Vinicius and Tom

The 2016 Olympics is coming to an end this weekend, in Rio. I’m not a big fan of sports in general, but it’s hard not to be seduced by the spectacle of it all, particularly when your home country manages to exceed all expectations. As one of the millions of spectators of this worldwide event, it’s always interesting to see how design is used as a tool to promote, package and visually harmonise a huge global event.

When the UK hosted the 2012 Olympics in London, the design was internationally derided. This saddened me, as British design is some of the best in the world and it felt like a huge missed opportunity. From the fractured logo, to the bespoke font, to the colour palette that relied on a lurid pink, to the ghastly mascots – Wenlock and Mandeville. These monstrosities were clearly designed by committee, so I feel the pain of the creative team at Wolff Olins.

I seem to recall that there was public involvement in the design and can imagine the ‘helpful feedback’ that the designers inevitably had to respond to… “Can you make them not fat or thin?, they should not have a specific gender, they shouldn’t be identifiably part of any existing culture, can they not have two eyes each please, as not everybody has two eyes… Any designers reading this will be all too familiar with these kind of suggestions, they may be well meaning, but ultimately have the potential to disable creativity and shackle design. The old adage “a camel is a horse designed by committee” comes to mind.

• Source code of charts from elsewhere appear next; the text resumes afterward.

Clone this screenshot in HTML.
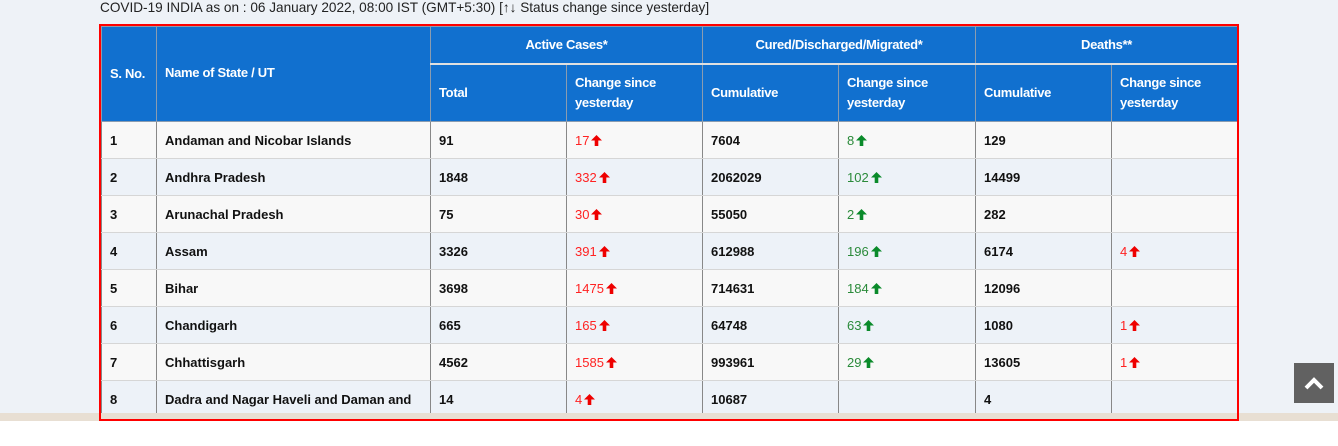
<!DOCTYPE html>
<html><head><meta charset="utf-8"><style>
body{margin:0;width:1338px;height:446px;overflow:hidden;background:#fff;font-family:"Liberation Sans",sans-serif;position:relative}
#bg{position:absolute;left:0;top:0;width:1338px;height:413px;background:#eef2f7}
#bar{position:absolute;left:0;top:413px;width:1338px;height:8px;background:#e8dfd3;z-index:2}
#title{position:absolute;left:100px;top:0px;font-size:13.6px;color:#222}
#wrap{position:absolute;left:101px;top:26px;width:1136px;height:393px;overflow:hidden}
#frame{position:absolute;left:99px;top:24px;width:1136px;height:393px;border:2px solid #f00;z-index:3}
table{border-collapse:collapse;table-layout:fixed;width:1136px}
th{background:#1170cf;color:#fff;font-size:13px;font-weight:bold;text-align:left;padding:0 8px;border:1px solid #8a9cb0;letter-spacing:-0.3px;line-height:20px}
th.c{text-align:center}
tr.h1 th{height:36px}
tr.h2 th{height:56px;border-top:2px solid #e0e0e0}
td{height:36px;border-left:1px solid #888;border-right:1px solid #888;border-bottom:1px solid #d6d6d6;padding:0 8px;font-size:13px;font-weight:bold;color:#111;white-space:nowrap;overflow:hidden}
tr.o td{background:#f8f8f8}tr.e td{background:#edf2f8}
.r{color:#f22;font-weight:normal}.g{color:#2a8a3a;font-weight:normal}
.ra,.ga{display:inline-block;width:11px;height:11px;vertical-align:-1px;margin-left:2px}
#top{position:absolute;left:1294px;top:363px;width:40px;height:40px;background:#616161}
</style></head><body>
<div id="bg"></div>
<div id="bar"></div>
<div id="frame"></div>
<div id="title">COVID-19 INDIA as on : 06 January 2022, 08:00 IST (GMT+5:30) [↑↓ Status change since yesterday]</div>
<svg width="0" height="0" style="position:absolute"><defs><symbol id="up" viewBox="0 0 11 11"><path d="M5.5 0 L11 5.5 L7.3 5.5 L7.3 11 L3.7 11 L3.7 5.5 L0 5.5 Z"/></symbol></defs></svg>
<div id="wrap">
<table>
<colgroup><col style="width:55px"><col style="width:274px"><col style="width:136px"><col style="width:136px"><col style="width:136px"><col style="width:137px"><col style="width:136px"><col style="width:126px"></colgroup>
<tr class="h1"><th rowspan="2">S. No.</th><th rowspan="2" style="vertical-align:top;padding-top:36px">Name of State / UT</th><th colspan="2" class="c">Active Cases*</th><th colspan="2" class="c">Cured/Discharged/Migrated*</th><th colspan="2" class="c">Deaths**</th></tr>
<tr class="h2"><th>Total</th><th>Change since yesterday</th><th>Cumulative</th><th>Change since yesterday</th><th>Cumulative</th><th>Change since yesterday</th></tr>
<tr class="o"><td>1</td><td>Andaman and Nicobar Islands</td><td>91</td><td><span class="r">17</span><svg class="ra" fill="#e00"><use href="#up"/></svg></td><td>7604</td><td><span class="g">8</span><svg class="ga" fill="#0a8a2a"><use href="#up"/></svg></td><td>129</td><td></td></tr>
<tr class="e"><td>2</td><td>Andhra Pradesh</td><td>1848</td><td><span class="r">332</span><svg class="ra" fill="#e00"><use href="#up"/></svg></td><td>2062029</td><td><span class="g">102</span><svg class="ga" fill="#0a8a2a"><use href="#up"/></svg></td><td>14499</td><td></td></tr>
<tr class="o"><td>3</td><td>Arunachal Pradesh</td><td>75</td><td><span class="r">30</span><svg class="ra" fill="#e00"><use href="#up"/></svg></td><td>55050</td><td><span class="g">2</span><svg class="ga" fill="#0a8a2a"><use href="#up"/></svg></td><td>282</td><td></td></tr>
<tr class="e"><td>4</td><td>Assam</td><td>3326</td><td><span class="r">391</span><svg class="ra" fill="#e00"><use href="#up"/></svg></td><td>612988</td><td><span class="g">196</span><svg class="ga" fill="#0a8a2a"><use href="#up"/></svg></td><td>6174</td><td><span class="r">4</span><svg class="ra" fill="#e00"><use href="#up"/></svg></td></tr>
<tr class="o"><td>5</td><td>Bihar</td><td>3698</td><td><span class="r">1475</span><svg class="ra" fill="#e00"><use href="#up"/></svg></td><td>714631</td><td><span class="g">184</span><svg class="ga" fill="#0a8a2a"><use href="#up"/></svg></td><td>12096</td><td></td></tr>
<tr class="e"><td>6</td><td>Chandigarh</td><td>665</td><td><span class="r">165</span><svg class="ra" fill="#e00"><use href="#up"/></svg></td><td>64748</td><td><span class="g">63</span><svg class="ga" fill="#0a8a2a"><use href="#up"/></svg></td><td>1080</td><td><span class="r">1</span><svg class="ra" fill="#e00"><use href="#up"/></svg></td></tr>
<tr class="o"><td>7</td><td>Chhattisgarh</td><td>4562</td><td><span class="r">1585</span><svg class="ra" fill="#e00"><use href="#up"/></svg></td><td>993961</td><td><span class="g">29</span><svg class="ga" fill="#0a8a2a"><use href="#up"/></svg></td><td>13605</td><td><span class="r">1</span><svg class="ra" fill="#e00"><use href="#up"/></svg></td></tr>
<tr class="e"><td>8</td><td>Dadra and Nagar Haveli and Daman and</td><td>14</td><td><span class="r">4</span><svg class="ra" fill="#e00"><use href="#up"/></svg></td><td>10687</td><td></td><td>4</td><td></td></tr>
</table></div>
<div id="top"><svg width="40" height="40"><polyline points="12,25 20,17 28,25" fill="none" stroke="#fff" stroke-width="4"/></svg></div>
</body></html>
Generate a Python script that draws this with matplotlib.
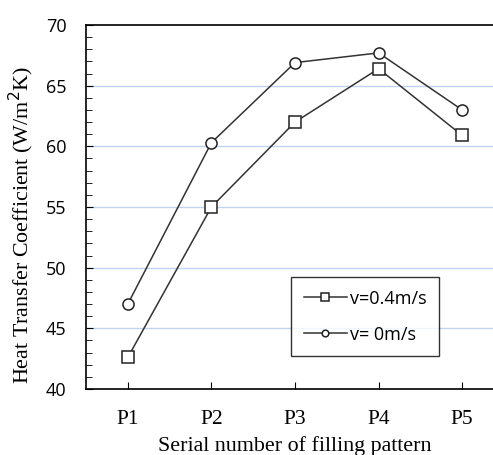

As with most design – familiarity eventually softened the public embrace of the creative solution, proving that time can heal even the deepest of design wounds! I’m still smarting!

Less of the negativity, Andrew, move on… I’ve been massively impressed this year with the corporate design for Rio, created by Birdo, a studio based in São Paulo, Brazil. The fluidic main logo, with its gentle gradients and complementary curvaceous logotype, both work incredibly well. The anachronistic static Olympic rings actually look out of place in such a modern design context. The untouchable is crying out for a gentle update to help them fit into their temporary new home.

This year’s mascots, Vinicius and Tom also deserve some love. They remind me slightly of Cobi, my all-time favourite Olympic mascot designed by Javier Mariscal. Sadly these mascots have been mysteriously elusive this year which is a shame as they’re wonderfully original, and if they so desired could give the more high profile Wenlock and Mandeville the good slap they deserve for being so freakishly ugly and bringing shame upon an event with such a prestigious design legacy!

Vinicius and Tom are worth looking into as there’s a delightful back story, some clever merchandising and gorgeous animation. Their names come from local bossanova composers, Vinicius de Moraes and Tom Jobim. From the website of Birdo

“Our main inspiration for creating the mascots was the great diversity of Brazil’s nature, people and culture. That’s why Vinicius, the olympic mascot, is a mixture of all Brazilian animals and Tom, the Paralympic mascot, is the union of all Brazilian plants. Vinicius also has a special power: he can stretch as much as he wants, what can be very useful to give a hug on a big group of friends. His power represents the Olympic athletes’ will of reaching higher and higher. Tom, on his side, can find any object inside his leafy hair to help him solve every situation. His power represents the reinvention of the Paralympic athletes.”

Congratulations to the UK for ‘smashing it’ as I keep hearing, and to Brazil for hosting the 2016 Olympics with such wonderful attention to design detail.

  • Andrew C

    I love the Rio branding – it all works rather well and is as good as could have been hoped for. Like you, I still have no time for 2012’s effort – though it was very much of its time and not designed with longevity in mind. The design giants of past Olympics—notably Mexico ’68 ( and Aicher’s Munich ’72 (—set an impressive precedent and I can’t help feeling that this legacy and its enshrinement in design history and teaching, fed a too knowing, too self-concious approach to 2012. However, we, as designers ourselves, are well aware of how daunting a project of this scope would be…

  • Andrew

    I can’t imagine what I would do with such a proposition. That’s one of the first things I always consider when being critical of other people’s design – what would I do that would make it better? Sometimes there are political constraints that end up damaging any good ideas and I fear that is what happened in 2012. The whimsical nature of this year’s efforts however make me think that there was plenty of freedom, coupled with enough local knowledge of culture and history. It’s a job supremely done in my humble opinion.